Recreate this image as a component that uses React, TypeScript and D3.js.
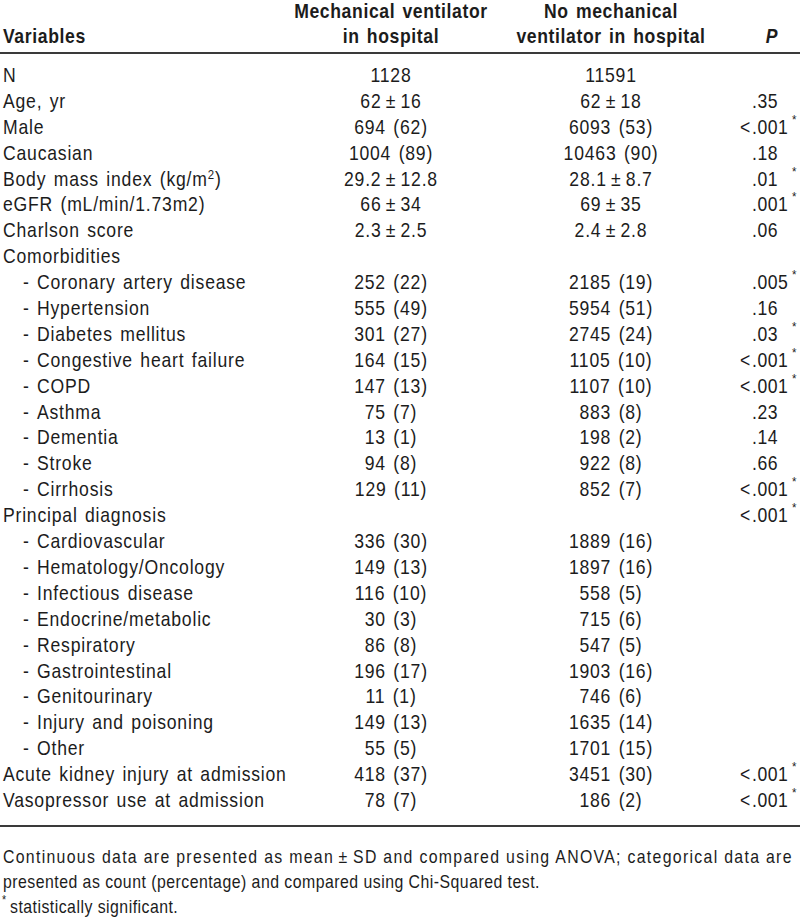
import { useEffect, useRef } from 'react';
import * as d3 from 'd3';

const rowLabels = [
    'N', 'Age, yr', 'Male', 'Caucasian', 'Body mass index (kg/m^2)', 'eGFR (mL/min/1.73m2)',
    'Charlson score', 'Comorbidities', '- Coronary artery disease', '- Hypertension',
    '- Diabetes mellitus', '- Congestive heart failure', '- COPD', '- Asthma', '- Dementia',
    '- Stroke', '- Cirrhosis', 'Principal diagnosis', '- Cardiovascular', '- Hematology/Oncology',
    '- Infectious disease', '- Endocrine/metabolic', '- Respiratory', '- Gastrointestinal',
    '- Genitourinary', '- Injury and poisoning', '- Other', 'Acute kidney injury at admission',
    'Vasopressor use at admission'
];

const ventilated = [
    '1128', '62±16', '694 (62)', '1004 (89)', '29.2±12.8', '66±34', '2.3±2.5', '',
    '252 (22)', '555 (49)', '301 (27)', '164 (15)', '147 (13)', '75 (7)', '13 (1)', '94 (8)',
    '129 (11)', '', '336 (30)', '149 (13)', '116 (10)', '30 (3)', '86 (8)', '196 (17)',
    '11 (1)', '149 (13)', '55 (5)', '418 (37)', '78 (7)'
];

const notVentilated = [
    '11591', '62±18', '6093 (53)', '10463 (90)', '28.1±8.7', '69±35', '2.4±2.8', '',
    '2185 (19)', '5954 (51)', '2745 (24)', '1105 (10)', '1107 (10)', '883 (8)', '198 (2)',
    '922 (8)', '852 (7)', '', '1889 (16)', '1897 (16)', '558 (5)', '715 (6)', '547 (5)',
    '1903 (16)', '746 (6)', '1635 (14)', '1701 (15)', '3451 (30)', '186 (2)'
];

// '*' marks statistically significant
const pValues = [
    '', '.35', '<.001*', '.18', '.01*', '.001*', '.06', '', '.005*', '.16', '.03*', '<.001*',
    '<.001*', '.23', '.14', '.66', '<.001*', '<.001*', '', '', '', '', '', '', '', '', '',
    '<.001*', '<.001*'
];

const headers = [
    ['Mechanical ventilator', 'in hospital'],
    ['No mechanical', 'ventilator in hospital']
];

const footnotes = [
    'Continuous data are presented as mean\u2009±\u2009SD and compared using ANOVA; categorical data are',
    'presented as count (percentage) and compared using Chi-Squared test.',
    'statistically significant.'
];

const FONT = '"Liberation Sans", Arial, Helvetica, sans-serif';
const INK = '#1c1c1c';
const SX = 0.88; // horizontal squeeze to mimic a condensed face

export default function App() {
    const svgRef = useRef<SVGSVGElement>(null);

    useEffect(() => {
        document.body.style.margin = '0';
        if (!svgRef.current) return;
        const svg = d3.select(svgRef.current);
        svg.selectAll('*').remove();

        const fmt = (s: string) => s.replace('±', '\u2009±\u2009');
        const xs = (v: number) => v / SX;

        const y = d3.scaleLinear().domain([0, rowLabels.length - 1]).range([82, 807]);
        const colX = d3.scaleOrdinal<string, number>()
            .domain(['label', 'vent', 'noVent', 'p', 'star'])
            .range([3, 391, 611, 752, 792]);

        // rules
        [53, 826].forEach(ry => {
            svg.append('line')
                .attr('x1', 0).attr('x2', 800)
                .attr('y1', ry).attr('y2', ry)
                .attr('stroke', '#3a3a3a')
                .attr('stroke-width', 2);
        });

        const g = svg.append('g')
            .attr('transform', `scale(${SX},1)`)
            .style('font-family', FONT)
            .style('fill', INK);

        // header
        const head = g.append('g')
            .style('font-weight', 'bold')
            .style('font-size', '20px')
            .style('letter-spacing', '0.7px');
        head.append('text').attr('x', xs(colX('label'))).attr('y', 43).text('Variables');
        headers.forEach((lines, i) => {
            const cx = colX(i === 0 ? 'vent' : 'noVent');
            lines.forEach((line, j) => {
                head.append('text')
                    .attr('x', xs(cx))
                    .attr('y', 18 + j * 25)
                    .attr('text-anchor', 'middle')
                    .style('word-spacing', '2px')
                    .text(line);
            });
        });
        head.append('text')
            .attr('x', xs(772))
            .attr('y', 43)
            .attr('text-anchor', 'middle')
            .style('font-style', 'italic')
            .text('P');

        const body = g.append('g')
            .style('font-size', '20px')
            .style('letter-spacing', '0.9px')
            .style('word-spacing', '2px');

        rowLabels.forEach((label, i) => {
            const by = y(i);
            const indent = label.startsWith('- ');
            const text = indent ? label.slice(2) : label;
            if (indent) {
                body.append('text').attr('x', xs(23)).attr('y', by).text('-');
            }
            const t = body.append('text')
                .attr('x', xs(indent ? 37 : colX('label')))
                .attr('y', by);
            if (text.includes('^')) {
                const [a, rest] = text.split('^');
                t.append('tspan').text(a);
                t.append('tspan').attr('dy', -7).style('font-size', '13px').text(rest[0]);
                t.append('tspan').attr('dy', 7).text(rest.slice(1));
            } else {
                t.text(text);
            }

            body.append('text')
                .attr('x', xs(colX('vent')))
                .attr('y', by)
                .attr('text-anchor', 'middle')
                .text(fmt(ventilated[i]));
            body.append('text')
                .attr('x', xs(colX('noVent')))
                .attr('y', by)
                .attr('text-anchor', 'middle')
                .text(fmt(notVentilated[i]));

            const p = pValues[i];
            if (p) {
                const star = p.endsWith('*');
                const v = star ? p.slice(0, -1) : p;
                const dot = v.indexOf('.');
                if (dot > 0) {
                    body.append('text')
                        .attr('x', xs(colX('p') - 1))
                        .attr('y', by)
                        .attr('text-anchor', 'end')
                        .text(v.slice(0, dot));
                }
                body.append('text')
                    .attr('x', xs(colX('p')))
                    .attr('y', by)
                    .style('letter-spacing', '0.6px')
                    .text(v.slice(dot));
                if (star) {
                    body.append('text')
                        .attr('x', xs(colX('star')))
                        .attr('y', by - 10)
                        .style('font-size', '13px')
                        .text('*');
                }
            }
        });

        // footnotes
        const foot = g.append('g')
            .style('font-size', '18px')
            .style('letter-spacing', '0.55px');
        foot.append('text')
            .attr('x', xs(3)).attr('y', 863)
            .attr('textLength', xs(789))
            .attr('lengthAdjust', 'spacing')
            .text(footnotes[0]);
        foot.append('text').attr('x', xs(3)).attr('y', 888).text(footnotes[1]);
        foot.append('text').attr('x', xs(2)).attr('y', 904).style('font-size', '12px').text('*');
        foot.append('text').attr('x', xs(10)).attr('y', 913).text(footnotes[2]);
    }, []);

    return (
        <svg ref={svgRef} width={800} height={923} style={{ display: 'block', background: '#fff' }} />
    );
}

* * *

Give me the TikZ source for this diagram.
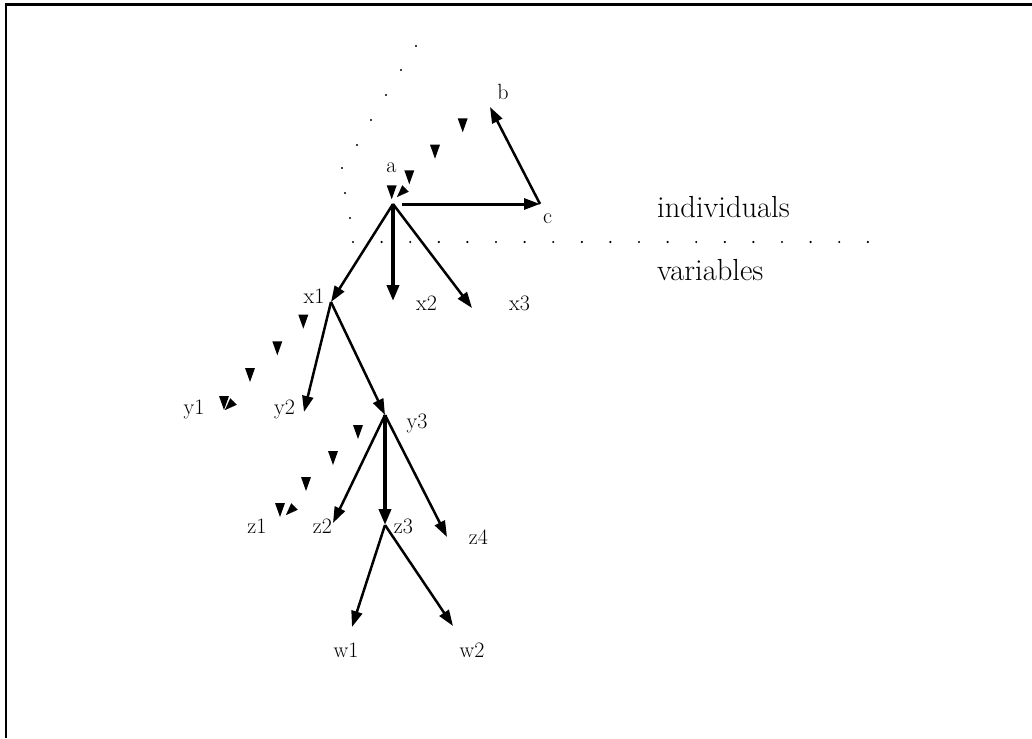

## What the exercise asks:
Copy the lines above exactly, starting at the one with "Recreate this image" and ending at the one with "import * as d3 from 'd3';", both included. Leave out any pictures and add nothing else.

## Task result:
Recreate this image as a component that uses React, TypeScript and D3.js.
import { useEffect, useRef } from 'react';
import * as d3 from 'd3';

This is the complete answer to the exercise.